EDITORIAL

La oportunidad institucional

La destrucción de riqueza que va a vivir el mundo será de proporciones catastróficas, como las que cíclicamente ha vivido la humanidad desde que la civilización existe, ya sea por epidemias, como en este caso, por guerras o por crisis económica desatada por “la mano invisible”, bastante más caprichosa de lo que la economía clásica suponía cuando la consideraba esencialmente virtuosa.  

Los órdenes sociales han sido tanto resultado como causa de catástrofes. Las catástrofes de la naturaleza a las que se enfrentaba la humanidad prehistórica estuvieron a punto de extinguir en la cuna a nuestra joven especie, pero mal que bien los seres humanos fueron aprendiendo a lidiar con su entorno natural y a modificarlo para hacerlo cada vez más habitable. Sin embargo, esa domesticación de la naturaleza ha sido fuente de nuevas catástrofes: las epidemias, aunque de naturaleza biológica, han sido acentuadas por el hacinamiento propio de las civilizaciones.

La ilusión ilustrada de que los humanos podíamos controlar y domeñar a la naturaleza se ha mostrado una fantasía, en el largo plazo por la incertidumbre generada por el cambio climático y en el corto por la peste de nuestros días.  Los humanos solemos lidiar con la falta de certeza del entorno creando reglas, protocolos de actuación, maneras de hacer las cosas que tengan carácter general y obligatorio para una comunidad humana a la que se le imponen, con consecuencias distributivas sobre su producción. Pero esas reglas siempre se crean con base en experiencias pasadas, reflejan la fuerza relativa de quienes las crean en su favor y nunca anticipan de manera absoluta los problemas derivados de la complejidad de las interacciones humanas, en crecimiento exponencial en la medida en la que la población se expande y la globalización avanza. 

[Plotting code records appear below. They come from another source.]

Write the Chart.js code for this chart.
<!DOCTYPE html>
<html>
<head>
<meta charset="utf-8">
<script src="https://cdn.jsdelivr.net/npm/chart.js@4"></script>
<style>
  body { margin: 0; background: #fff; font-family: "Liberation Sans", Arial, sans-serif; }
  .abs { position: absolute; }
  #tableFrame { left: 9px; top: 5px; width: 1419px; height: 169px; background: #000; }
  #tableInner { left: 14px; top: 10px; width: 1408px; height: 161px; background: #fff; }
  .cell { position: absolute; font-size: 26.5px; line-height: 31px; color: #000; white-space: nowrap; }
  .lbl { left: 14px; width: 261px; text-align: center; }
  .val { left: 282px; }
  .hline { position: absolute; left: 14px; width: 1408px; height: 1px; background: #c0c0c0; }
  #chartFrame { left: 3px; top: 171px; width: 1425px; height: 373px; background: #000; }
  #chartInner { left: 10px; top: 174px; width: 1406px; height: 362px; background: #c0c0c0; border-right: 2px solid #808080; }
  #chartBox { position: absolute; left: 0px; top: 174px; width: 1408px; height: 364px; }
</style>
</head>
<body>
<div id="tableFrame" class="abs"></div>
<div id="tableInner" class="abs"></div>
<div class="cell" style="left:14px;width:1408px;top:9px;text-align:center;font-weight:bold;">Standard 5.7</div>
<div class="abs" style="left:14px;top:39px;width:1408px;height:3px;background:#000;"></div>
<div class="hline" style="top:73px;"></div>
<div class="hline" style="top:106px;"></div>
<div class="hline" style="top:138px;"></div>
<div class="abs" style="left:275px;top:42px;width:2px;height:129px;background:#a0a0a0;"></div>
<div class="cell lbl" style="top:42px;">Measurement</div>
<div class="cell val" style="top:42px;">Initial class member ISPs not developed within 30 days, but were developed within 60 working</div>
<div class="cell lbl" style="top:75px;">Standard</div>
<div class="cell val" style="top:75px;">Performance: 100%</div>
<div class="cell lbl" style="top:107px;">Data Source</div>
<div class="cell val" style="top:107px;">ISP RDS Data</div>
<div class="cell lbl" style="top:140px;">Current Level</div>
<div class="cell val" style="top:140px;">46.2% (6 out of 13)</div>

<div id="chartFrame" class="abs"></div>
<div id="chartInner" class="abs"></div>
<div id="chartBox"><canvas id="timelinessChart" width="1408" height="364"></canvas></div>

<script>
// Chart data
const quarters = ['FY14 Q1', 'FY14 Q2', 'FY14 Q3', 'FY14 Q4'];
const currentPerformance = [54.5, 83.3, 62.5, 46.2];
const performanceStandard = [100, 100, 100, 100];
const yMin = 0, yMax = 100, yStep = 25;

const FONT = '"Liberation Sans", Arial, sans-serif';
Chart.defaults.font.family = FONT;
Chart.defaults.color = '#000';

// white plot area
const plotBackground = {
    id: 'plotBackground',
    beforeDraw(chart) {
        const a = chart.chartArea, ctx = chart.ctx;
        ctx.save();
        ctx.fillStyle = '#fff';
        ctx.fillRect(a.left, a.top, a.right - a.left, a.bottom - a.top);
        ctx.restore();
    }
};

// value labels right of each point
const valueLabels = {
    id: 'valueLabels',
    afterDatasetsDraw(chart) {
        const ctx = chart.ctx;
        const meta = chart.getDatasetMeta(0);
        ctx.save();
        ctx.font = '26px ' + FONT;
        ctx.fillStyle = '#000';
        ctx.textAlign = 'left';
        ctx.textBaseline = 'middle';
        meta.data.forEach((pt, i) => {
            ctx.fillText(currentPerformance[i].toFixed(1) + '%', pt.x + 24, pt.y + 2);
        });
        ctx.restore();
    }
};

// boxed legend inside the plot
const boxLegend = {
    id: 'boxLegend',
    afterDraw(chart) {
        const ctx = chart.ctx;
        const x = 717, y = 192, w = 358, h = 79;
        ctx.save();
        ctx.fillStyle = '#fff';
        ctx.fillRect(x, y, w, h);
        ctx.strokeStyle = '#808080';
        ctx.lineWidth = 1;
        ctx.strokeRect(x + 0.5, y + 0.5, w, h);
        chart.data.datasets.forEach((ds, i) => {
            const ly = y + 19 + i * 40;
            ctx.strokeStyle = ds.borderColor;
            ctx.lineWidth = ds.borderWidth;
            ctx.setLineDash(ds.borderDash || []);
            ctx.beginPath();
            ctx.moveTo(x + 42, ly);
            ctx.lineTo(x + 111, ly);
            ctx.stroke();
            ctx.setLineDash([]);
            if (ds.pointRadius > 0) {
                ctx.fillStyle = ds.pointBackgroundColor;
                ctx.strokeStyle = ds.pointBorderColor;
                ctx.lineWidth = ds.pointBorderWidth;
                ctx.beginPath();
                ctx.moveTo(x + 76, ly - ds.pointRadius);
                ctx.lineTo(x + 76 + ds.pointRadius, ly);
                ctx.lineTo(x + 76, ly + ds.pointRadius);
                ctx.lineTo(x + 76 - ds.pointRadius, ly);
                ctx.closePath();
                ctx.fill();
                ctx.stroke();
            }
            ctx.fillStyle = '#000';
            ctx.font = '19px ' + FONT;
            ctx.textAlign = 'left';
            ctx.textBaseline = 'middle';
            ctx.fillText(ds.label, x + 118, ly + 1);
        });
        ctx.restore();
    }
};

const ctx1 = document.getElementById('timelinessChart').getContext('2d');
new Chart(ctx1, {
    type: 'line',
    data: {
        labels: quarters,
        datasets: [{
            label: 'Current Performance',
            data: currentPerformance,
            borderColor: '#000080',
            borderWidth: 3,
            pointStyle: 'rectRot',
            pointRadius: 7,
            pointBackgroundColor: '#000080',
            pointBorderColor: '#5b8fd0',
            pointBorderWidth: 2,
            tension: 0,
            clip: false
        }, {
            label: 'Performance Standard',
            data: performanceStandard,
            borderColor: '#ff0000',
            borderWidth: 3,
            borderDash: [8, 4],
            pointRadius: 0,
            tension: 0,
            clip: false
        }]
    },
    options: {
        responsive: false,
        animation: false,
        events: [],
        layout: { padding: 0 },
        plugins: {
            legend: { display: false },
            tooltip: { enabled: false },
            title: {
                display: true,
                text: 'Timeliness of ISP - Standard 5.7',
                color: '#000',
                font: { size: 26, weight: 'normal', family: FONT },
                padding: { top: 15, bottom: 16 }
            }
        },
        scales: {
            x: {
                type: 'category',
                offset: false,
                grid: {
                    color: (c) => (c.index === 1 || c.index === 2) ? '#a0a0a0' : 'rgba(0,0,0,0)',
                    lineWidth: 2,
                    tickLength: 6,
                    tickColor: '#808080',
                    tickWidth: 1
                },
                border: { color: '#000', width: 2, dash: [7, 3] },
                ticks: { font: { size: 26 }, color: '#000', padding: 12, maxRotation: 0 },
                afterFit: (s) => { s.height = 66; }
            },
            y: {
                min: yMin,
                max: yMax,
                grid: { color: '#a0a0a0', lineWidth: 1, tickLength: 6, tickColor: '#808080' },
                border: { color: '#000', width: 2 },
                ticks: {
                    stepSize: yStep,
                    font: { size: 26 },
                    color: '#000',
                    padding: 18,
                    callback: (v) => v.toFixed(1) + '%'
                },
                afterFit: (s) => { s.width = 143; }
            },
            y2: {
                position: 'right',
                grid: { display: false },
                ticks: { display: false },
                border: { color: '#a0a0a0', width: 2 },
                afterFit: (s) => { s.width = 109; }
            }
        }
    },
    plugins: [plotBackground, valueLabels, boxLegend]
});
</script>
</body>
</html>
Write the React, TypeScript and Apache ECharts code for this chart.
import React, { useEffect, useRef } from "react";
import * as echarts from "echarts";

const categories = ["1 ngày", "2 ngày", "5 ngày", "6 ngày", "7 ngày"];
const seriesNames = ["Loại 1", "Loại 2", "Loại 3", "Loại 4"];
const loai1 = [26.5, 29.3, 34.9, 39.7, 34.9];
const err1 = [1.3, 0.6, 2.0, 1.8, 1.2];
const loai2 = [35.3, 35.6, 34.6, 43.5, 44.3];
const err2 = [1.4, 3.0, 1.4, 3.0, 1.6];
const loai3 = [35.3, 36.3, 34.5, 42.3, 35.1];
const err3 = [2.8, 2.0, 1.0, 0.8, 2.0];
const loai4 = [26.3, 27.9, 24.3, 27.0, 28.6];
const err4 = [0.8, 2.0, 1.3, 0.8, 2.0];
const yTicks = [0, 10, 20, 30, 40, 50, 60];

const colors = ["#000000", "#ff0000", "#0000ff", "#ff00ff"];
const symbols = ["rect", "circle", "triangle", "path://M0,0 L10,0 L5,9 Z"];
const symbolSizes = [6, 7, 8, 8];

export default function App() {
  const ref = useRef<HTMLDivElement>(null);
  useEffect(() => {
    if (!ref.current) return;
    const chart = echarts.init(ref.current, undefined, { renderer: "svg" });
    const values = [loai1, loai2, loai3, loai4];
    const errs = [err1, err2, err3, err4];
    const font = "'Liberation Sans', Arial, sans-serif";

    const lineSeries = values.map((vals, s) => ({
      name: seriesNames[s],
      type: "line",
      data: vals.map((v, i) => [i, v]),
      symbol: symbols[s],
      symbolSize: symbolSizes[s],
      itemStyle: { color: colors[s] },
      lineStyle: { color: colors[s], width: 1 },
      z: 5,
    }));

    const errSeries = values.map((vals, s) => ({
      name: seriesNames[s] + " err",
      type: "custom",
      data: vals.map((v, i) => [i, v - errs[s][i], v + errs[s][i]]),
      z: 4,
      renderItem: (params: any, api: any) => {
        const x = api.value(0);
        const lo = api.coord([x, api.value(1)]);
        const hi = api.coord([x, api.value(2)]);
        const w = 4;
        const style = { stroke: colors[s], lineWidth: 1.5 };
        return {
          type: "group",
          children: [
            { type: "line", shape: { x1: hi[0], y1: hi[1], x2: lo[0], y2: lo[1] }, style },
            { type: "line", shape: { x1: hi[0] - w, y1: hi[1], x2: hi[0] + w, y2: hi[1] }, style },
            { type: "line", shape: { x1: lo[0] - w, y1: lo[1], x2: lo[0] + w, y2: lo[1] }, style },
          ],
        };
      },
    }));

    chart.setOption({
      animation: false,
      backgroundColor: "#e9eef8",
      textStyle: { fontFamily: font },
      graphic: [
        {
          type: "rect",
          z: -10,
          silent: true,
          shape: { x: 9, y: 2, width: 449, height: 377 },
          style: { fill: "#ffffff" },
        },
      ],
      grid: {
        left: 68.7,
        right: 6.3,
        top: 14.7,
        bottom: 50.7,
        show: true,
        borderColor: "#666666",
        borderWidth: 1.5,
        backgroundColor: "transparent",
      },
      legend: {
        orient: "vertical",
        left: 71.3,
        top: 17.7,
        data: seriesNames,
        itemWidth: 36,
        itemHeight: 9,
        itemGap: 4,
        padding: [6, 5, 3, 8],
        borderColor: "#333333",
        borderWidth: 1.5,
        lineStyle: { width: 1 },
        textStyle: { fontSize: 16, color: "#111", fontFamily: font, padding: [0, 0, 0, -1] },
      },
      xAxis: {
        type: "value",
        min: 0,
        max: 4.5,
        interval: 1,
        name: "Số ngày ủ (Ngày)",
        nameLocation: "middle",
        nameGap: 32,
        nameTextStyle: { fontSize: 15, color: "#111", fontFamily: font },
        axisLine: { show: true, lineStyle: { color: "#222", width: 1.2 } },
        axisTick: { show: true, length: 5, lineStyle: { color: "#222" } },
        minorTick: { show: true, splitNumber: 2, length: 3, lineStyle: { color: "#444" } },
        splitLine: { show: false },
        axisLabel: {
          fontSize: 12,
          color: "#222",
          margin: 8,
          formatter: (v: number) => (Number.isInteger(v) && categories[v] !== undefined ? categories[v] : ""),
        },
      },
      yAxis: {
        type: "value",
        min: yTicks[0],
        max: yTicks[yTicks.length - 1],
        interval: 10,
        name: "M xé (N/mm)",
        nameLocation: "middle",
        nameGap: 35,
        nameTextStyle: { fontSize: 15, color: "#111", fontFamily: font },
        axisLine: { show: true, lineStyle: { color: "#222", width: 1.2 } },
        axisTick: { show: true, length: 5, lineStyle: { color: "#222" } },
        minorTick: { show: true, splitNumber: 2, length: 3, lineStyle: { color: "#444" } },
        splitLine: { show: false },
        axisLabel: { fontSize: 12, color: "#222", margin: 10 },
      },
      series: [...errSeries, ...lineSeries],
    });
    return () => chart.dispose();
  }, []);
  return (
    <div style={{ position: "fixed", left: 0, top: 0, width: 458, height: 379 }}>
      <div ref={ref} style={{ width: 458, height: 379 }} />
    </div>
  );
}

Las catástrofes, como momentos que trastocan abruptamente el statu quo, son cruciales para el cambio institucional y tienen consecuencias distributivas acusadas. Adam Prezeworsky, entre otros historiadores y politólogos contemporáneos, afirma que los momentos cruciales de distribución a lo largo de la historia se han dado precisamente como resultado de alguna gran catástrofe que reduce intempestivamente la riqueza. Es la destrucción de lo acumulado lo que lleva a un nuevo reparto, ya sea de manera abrupta o a través de ajustes graduales de las reglas del juego con consecuencias distributivas. 

Las catástrofes pueden llevar a renegociaciones contractuales en la política, que pueden llegar a ser relativamente eficientes en términos distributivos, siempre y cuando existan las elites políticas capaces de aprender las lecciones y pactar nuevas reglas para la formación de consensos, para la actuación y para la rendición de cuentas sobre las decisiones que se toman en nombre de la sociedad. Es de esperar que, ante las consecuencias de la crisis actual, tengan mejor capacidad de adaptación los órdenes sociales de acceso abierto, con procesos de toma de decisiones transparentes, que retroalimenten adecuadamente la información generada por la crisis, aunque en el corto plazo parezca que lidiaron más desordenadamente la respuesta. 

Esos estados están más blindados frente a los charlatanes que los llegan a encabezar. El payaso mayor de la política actual, Trump, se ha visto restringido, aunque ahora clame por el poder absoluto. No creo en la bola de cristal como instrumento de trabajo de la ciencia política, pero supongo razonablemente que en Estados Unidos lo que ocurrirá será un proceso de distribución de corte socialdemócrata, de significado parecido al del New Deal de los años treinta del siglo pasado o al acuerdo redistributivo provocado por el movimiento de los derechos civiles de las décadas de 1950 y 1960. Un retroceso del bloque conservador en beneficio del relevo generacional e ideológico, para lograr un orden menos inequitativo.